### Problem to solve:
Take every line from the listing below that includes "this" and copy it.

### Material provided:
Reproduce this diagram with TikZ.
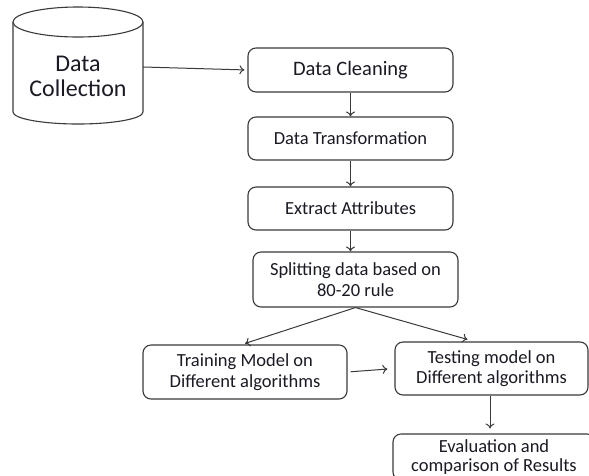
\documentclass[tikz,border=0pt]{standalone}
\usepackage{fontspec}
\setmainfont{Carlito}
\usetikzlibrary{arrows.meta}
\definecolor{ln}{HTML}{3A3A3A}
\definecolor{tx}{HTML}{1A1A24}
\tikzset{
  box/.style={draw=ln, line width=1.1pt, rounded corners=8pt, fill=white, text=tx, align=center, inner sep=0pt},
  conn/.style={draw=ln, line width=1pt, -{To[length=5pt,width=9pt]}},
}
\begin{document}
\begin{tikzpicture}[x=1pt,y=-1pt]
\useasboundingbox (0,0) rectangle (589,475);
% cylinder
\draw[ln, line width=1.1pt, fill=white] (13,22) -- (13,112) arc[start angle=180, end angle=0, x radius=65, y radius=12] -- (143,22);
\draw[ln, line width=1.1pt, fill=white] (78,22) ellipse [x radius=65, y radius=15];
\node[text=tx, align=center, font=\fontsize{24}{25}\selectfont, minimum width=130pt, minimum height=40pt, inner sep=0pt] (coll) at (78,76) {Data\\Collection};

\node[box, minimum width=205pt, minimum height=44pt, font=\fontsize{20.5}{22}\selectfont] (clean) at (350.5,70) {Data Cleaning};
\node[box, minimum width=205pt, minimum height=43pt, font=\fontsize{18.5}{20}\selectfont] (trans) at (350.5,138.5) {Data Transformation};
\node[box, minimum width=205pt, minimum height=43pt, font=\fontsize{18.5}{20}\selectfont] (extract) at (350.5,208.5) {Extract Attributes};
\node[box, minimum width=205pt, minimum height=55pt, font=\fontsize{18.5}{21}\selectfont] (split) at (355.5,279.5) {Splitting data based on\\80-20 rule};
\node[box, minimum width=204pt, minimum height=54pt, font=\fontsize{18.5}{20.5}\selectfont] (train) at (245,372) {Training Model on\\Different algorithms};
\node[box, minimum width=193pt, minimum height=53pt, font=\fontsize{18.5}{20.5}\selectfont] (test) at (491.5,368.5) {Testing model on\\Different algorithms};
\node[box, minimum width=202pt, minimum height=46pt, font=\fontsize{18.5}{18.5}\selectfont] (eval) at (494,457) {Evaluation and\\comparison of Results};

\draw[conn, shorten >=3pt] ([yshift=9pt]coll.east) -- (clean.west);
\draw[conn] (clean.south) -- (trans.north);
\draw[conn] (trans.south) -- (extract.north);
\draw[conn] ([xshift=-5pt]split.north |- extract.south) -- ([xshift=-5pt]split.north);
\draw[conn] (split.south) -- ([yshift=1pt]train.north);
\draw[conn] (split.south) -- ([xshift=-24pt,yshift=2pt]test.north);
\draw[conn, shorten <=3pt, shorten >=7pt] (train.east) -- (test.west);
\draw[conn, shorten >=5pt] ([xshift=-1.5pt]test.south) -- ([xshift=-1.5pt]test.south |- eval.north);
\end{tikzpicture}
\end{document}
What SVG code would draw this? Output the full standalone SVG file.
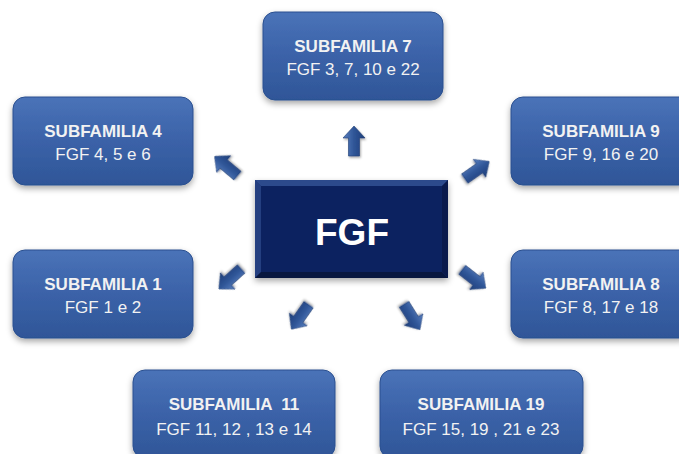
<svg xmlns="http://www.w3.org/2000/svg" width="679" height="454" viewBox="0 0 679 454">
<defs>
<linearGradient id="boxg" x1="0" y1="0" x2="0" y2="1">
<stop offset="0" stop-color="#4a73b8"/>
<stop offset="0.5" stop-color="#3b62a8"/>
<stop offset="1" stop-color="#2f5698"/>
</linearGradient>
<linearGradient id="arrg" x1="0" y1="0" x2="1" y2="0">
<stop offset="0" stop-color="#5a80c0"/>
<stop offset="0.5" stop-color="#2f5597"/>
<stop offset="1" stop-color="#1f3f7a"/>
</linearGradient>
<filter id="sh" x="-20%" y="-20%" width="140%" height="150%">
<feDropShadow dx="0" dy="3" stdDeviation="3" flood-color="#000" flood-opacity="0.35"/>
</filter>
<filter id="ash" x="-50%" y="-50%" width="200%" height="200%">
<feDropShadow dx="1" dy="1.5" stdDeviation="1.2" flood-color="#000" flood-opacity="0.35"/>
</filter>
<path id="arr" d="M0,-15 L11,-3 L5.5,-3 L5.5,15 L-5.5,15 L-5.5,-3 L-11,-3 Z"/>
</defs>
<style>
.box{fill:url(#boxg);stroke:#2a4f8f;stroke-width:1;filter:url(#sh)}
.t1{font-family:"Liberation Sans",Arial,sans-serif;font-weight:bold;font-size:17px;fill:#f2f2f2;text-anchor:middle}
.t2{font-family:"Liberation Sans",Arial,sans-serif;font-size:17px;fill:#f2f2f2;text-anchor:middle}
.a{fill:url(#arrg);stroke:#1e3c74;stroke-width:0.6;filter:url(#ash)}
</style>
<rect width="679" height="454" fill="#ffffff"/>

<g id="fgf">
<rect x="255" y="180" width="193" height="98" fill="#1a3576" filter="url(#sh)"/>
<polygon points="255,180 448,180 442,186 261,186" fill="#2c4a8c"/>
<polygon points="255,180 261,186 261,272 255,278" fill="#243f80"/>
<polygon points="448,180 448,278 442,272 442,186" fill="#0a1a4c"/>
<polygon points="255,278 448,278 442,272 261,272" fill="#08173f"/>
<rect x="261" y="186" width="181" height="86" fill="#0c2260"/>
<text x="352" y="245" font-family="Liberation Sans,Arial,sans-serif" font-weight="bold" font-size="37" fill="#ffffff" text-anchor="middle">FGF</text>
</g>

<g id="sub7">
<rect class="box" x="263" y="12" width="180" height="88" rx="12"/>
<text class="t1" x="353" y="52">SUBFAMILIA 7</text>
<text class="t2" x="353" y="75">FGF 3, 7, 10 e 22</text>
</g>
<g id="sub4">
<rect class="box" x="13" y="97" width="180" height="88" rx="12"/>
<text class="t1" x="103" y="137">SUBFAMILIA 4</text>
<text class="t2" x="103" y="160">FGF 4, 5 e 6</text>
</g>
<g id="sub9">
<rect class="box" x="511" y="97" width="180" height="88" rx="12"/>
<text class="t1" x="601" y="137">SUBFAMILIA 9</text>
<text class="t2" x="601" y="160">FGF 9, 16 e 20</text>
</g>
<g id="sub1">
<rect class="box" x="13" y="250" width="180" height="88" rx="12"/>
<text class="t1" x="103" y="290">SUBFAMILIA 1</text>
<text class="t2" x="103" y="313">FGF 1 e 2</text>
</g>
<g id="sub8">
<rect class="box" x="511" y="250" width="180" height="88" rx="12"/>
<text class="t1" x="601" y="290">SUBFAMILIA 8</text>
<text class="t2" x="601" y="313">FGF 8, 17 e 18</text>
</g>
<g id="sub11">
<rect class="box" x="133" y="370" width="202" height="88" rx="12"/>
<text class="t1" x="234" y="410" xml:space="preserve">SUBFAMILIA  11</text>
<text class="t2" x="234" y="435">FGF 11, 12 , 13 e 14</text>
</g>
<g id="sub19">
<rect class="box" x="380" y="370" width="203" height="88" rx="12"/>
<text class="t1" x="481" y="410">SUBFAMILIA 19</text>
<text class="t2" x="481" y="435">FGF 15, 19 , 21 e 23</text>
</g>

<g id="connectors">
<use href="#arr" class="a" transform="translate(354,141) rotate(0)"/>
<use href="#arr" class="a" transform="translate(477,170) rotate(55)"/>
<use href="#arr" class="a" transform="translate(474,279) rotate(128)"/>
<use href="#arr" class="a" transform="translate(226,166) rotate(-50)"/>
<use href="#arr" class="a" transform="translate(230,279) rotate(-132)"/>
<use href="#arr" class="a" transform="translate(300,317) rotate(-145)"/>
<use href="#arr" class="a" transform="translate(412,317) rotate(148)"/>
</g>
</svg>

### Task answer:
Reproduce this diagram with TikZ.
What SVG code would draw this? Output the full standalone SVG file.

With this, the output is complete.